[Begin]
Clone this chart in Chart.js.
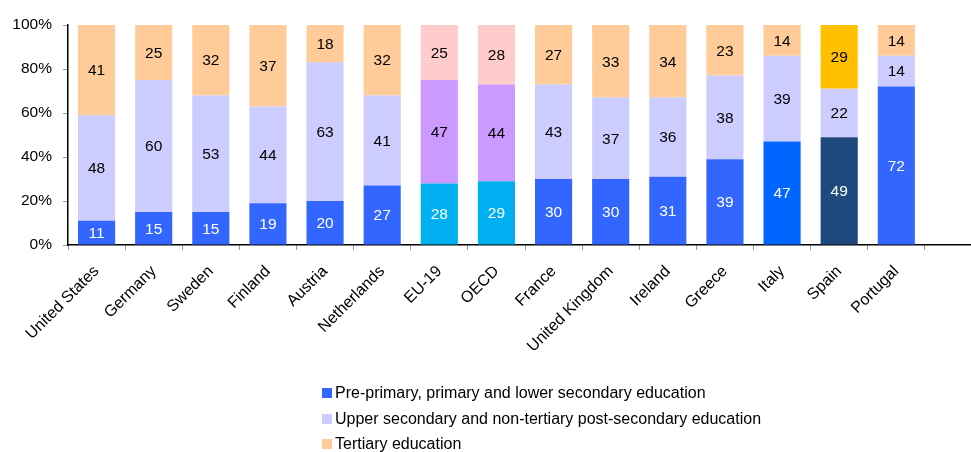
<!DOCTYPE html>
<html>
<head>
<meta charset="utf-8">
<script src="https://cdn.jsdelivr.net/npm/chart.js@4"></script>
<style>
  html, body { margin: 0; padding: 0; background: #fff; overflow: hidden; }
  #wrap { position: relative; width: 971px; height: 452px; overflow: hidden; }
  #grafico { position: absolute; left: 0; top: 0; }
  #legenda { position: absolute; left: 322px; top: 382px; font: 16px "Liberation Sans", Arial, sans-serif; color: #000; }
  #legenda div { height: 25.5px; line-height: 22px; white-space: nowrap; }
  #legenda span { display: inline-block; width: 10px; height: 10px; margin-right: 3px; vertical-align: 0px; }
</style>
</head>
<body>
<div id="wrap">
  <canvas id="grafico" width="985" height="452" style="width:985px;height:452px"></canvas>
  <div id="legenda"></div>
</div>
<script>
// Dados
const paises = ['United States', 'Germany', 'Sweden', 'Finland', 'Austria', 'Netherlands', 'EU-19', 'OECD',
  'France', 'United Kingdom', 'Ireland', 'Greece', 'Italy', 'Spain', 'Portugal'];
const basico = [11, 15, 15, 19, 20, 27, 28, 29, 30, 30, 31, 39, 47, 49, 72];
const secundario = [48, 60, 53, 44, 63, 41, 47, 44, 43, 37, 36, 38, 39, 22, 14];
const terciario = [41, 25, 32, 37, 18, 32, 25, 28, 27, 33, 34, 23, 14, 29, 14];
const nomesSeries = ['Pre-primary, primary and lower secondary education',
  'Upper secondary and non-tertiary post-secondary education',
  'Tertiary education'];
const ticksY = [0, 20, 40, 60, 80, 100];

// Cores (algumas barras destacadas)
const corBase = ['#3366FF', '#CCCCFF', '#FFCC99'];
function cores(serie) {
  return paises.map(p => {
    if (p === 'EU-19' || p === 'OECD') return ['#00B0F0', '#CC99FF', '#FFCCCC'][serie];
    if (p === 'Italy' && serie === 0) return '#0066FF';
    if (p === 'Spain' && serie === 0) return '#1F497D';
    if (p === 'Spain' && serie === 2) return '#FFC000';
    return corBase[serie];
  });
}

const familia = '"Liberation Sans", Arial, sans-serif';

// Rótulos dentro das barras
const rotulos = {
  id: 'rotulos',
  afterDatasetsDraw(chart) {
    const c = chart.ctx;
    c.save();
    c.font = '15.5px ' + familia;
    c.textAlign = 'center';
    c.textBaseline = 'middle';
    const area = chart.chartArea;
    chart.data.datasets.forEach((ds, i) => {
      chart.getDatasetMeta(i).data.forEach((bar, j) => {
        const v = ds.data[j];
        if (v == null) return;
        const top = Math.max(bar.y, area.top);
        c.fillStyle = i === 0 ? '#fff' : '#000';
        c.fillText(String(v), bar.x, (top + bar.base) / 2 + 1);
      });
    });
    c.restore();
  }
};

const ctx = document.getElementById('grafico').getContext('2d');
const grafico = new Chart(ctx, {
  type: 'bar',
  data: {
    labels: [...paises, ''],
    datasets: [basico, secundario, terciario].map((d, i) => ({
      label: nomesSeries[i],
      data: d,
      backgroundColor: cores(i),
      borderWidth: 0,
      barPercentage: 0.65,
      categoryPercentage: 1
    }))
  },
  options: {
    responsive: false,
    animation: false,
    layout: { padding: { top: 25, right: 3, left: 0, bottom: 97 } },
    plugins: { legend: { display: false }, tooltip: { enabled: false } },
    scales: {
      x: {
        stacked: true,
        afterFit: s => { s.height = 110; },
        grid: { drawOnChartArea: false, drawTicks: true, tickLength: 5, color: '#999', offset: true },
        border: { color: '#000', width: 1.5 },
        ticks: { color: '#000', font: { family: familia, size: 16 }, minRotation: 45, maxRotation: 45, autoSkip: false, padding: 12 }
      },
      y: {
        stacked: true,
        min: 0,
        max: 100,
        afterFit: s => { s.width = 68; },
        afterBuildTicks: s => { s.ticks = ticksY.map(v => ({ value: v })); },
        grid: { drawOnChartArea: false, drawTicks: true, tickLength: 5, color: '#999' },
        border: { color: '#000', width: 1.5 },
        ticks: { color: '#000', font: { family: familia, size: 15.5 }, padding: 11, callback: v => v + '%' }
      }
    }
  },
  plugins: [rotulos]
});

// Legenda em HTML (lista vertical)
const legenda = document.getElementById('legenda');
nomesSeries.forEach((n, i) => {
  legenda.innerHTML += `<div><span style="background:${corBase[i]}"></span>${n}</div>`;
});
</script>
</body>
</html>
[End]
### GIVEN TASK
Leave out the pictures and give the listing above again exactly.

### RESPONSE TO THE TASK
Clone this chart in Chart.js.
<!DOCTYPE html>
<html>
<head>
<meta charset="utf-8">
<script src="https://cdn.jsdelivr.net/npm/chart.js@4"></script>
<style>
  html, body { margin: 0; padding: 0; background: #fff; overflow: hidden; }
  #wrap { position: relative; width: 971px; height: 452px; overflow: hidden; }
  #grafico { position: absolute; left: 0; top: 0; }
  #legenda { position: absolute; left: 322px; top: 382px; font: 16px "Liberation Sans", Arial, sans-serif; color: #000; }
  #legenda div { height: 25.5px; line-height: 22px; white-space: nowrap; }
  #legenda span { display: inline-block; width: 10px; height: 10px; margin-right: 3px; vertical-align: 0px; }
</style>
</head>
<body>
<div id="wrap">
  <canvas id="grafico" width="985" height="452" style="width:985px;height:452px"></canvas>
  <div id="legenda"></div>
</div>
<script>
// Dados
const paises = ['United States', 'Germany', 'Sweden', 'Finland', 'Austria', 'Netherlands', 'EU-19', 'OECD',
  'France', 'United Kingdom', 'Ireland', 'Greece', 'Italy', 'Spain', 'Portugal'];
const basico = [11, 15, 15, 19, 20, 27, 28, 29, 30, 30, 31, 39, 47, 49, 72];
const secundario = [48, 60, 53, 44, 63, 41, 47, 44, 43, 37, 36, 38, 39, 22, 14];
const terciario = [41, 25, 32, 37, 18, 32, 25, 28, 27, 33, 34, 23, 14, 29, 14];
const nomesSeries = ['Pre-primary, primary and lower secondary education',
  'Upper secondary and non-tertiary post-secondary education',
  'Tertiary education'];
const ticksY = [0, 20, 40, 60, 80, 100];

// Cores (algumas barras destacadas)
const corBase = ['#3366FF', '#CCCCFF', '#FFCC99'];
function cores(serie) {
  return paises.map(p => {
    if (p === 'EU-19' || p === 'OECD') return ['#00B0F0', '#CC99FF', '#FFCCCC'][serie];
    if (p === 'Italy' && serie === 0) return '#0066FF';
    if (p === 'Spain' && serie === 0) return '#1F497D';
    if (p === 'Spain' && serie === 2) return '#FFC000';
    return corBase[serie];
  });
}

const familia = '"Liberation Sans", Arial, sans-serif';

// Rótulos dentro das barras
const rotulos = {
  id: 'rotulos',
  afterDatasetsDraw(chart) {
    const c = chart.ctx;
    c.save();
    c.font = '15.5px ' + familia;
    c.textAlign = 'center';
    c.textBaseline = 'middle';
    const area = chart.chartArea;
    chart.data.datasets.forEach((ds, i) => {
      chart.getDatasetMeta(i).data.forEach((bar, j) => {
        const v = ds.data[j];
        if (v == null) return;
        const top = Math.max(bar.y, area.top);
        c.fillStyle = i === 0 ? '#fff' : '#000';
        c.fillText(String(v), bar.x, (top + bar.base) / 2 + 1);
      });
    });
    c.restore();
  }
};

const ctx = document.getElementById('grafico').getContext('2d');
const grafico = new Chart(ctx, {
  type: 'bar',
  data: {
    labels: [...paises, ''],
    datasets: [basico, secundario, terciario].map((d, i) => ({
      label: nomesSeries[i],
      data: d,
      backgroundColor: cores(i),
      borderWidth: 0,
      barPercentage: 0.65,
      categoryPercentage: 1
    }))
  },
  options: {
    responsive: false,
    animation: false,
    layout: { padding: { top: 25, right: 3, left: 0, bottom: 97 } },
    plugins: { legend: { display: false }, tooltip: { enabled: false } },
    scales: {
      x: {
        stacked: true,
        afterFit: s => { s.height = 110; },
        grid: { drawOnChartArea: false, drawTicks: true, tickLength: 5, color: '#999', offset: true },
        border: { color: '#000', width: 1.5 },
        ticks: { color: '#000', font: { family: familia, size: 16 }, minRotation: 45, maxRotation: 45, autoSkip: false, padding: 12 }
      },
      y: {
        stacked: true,
        min: 0,
        max: 100,
        afterFit: s => { s.width = 68; },
        afterBuildTicks: s => { s.ticks = ticksY.map(v => ({ value: v })); },
        grid: { drawOnChartArea: false, drawTicks: true, tickLength: 5, color: '#999' },
        border: { color: '#000', width: 1.5 },
        ticks: { color: '#000', font: { family: familia, size: 15.5 }, padding: 11, callback: v => v + '%' }
      }
    }
  },
  plugins: [rotulos]
});

// Legenda em HTML (lista vertical)
const legenda = document.getElementById('legenda');
nomesSeries.forEach((n, i) => {
  legenda.innerHTML += `<div><span style="background:${corBase[i]}"></span>${n}</div>`;
});
</script>
</body>
</html>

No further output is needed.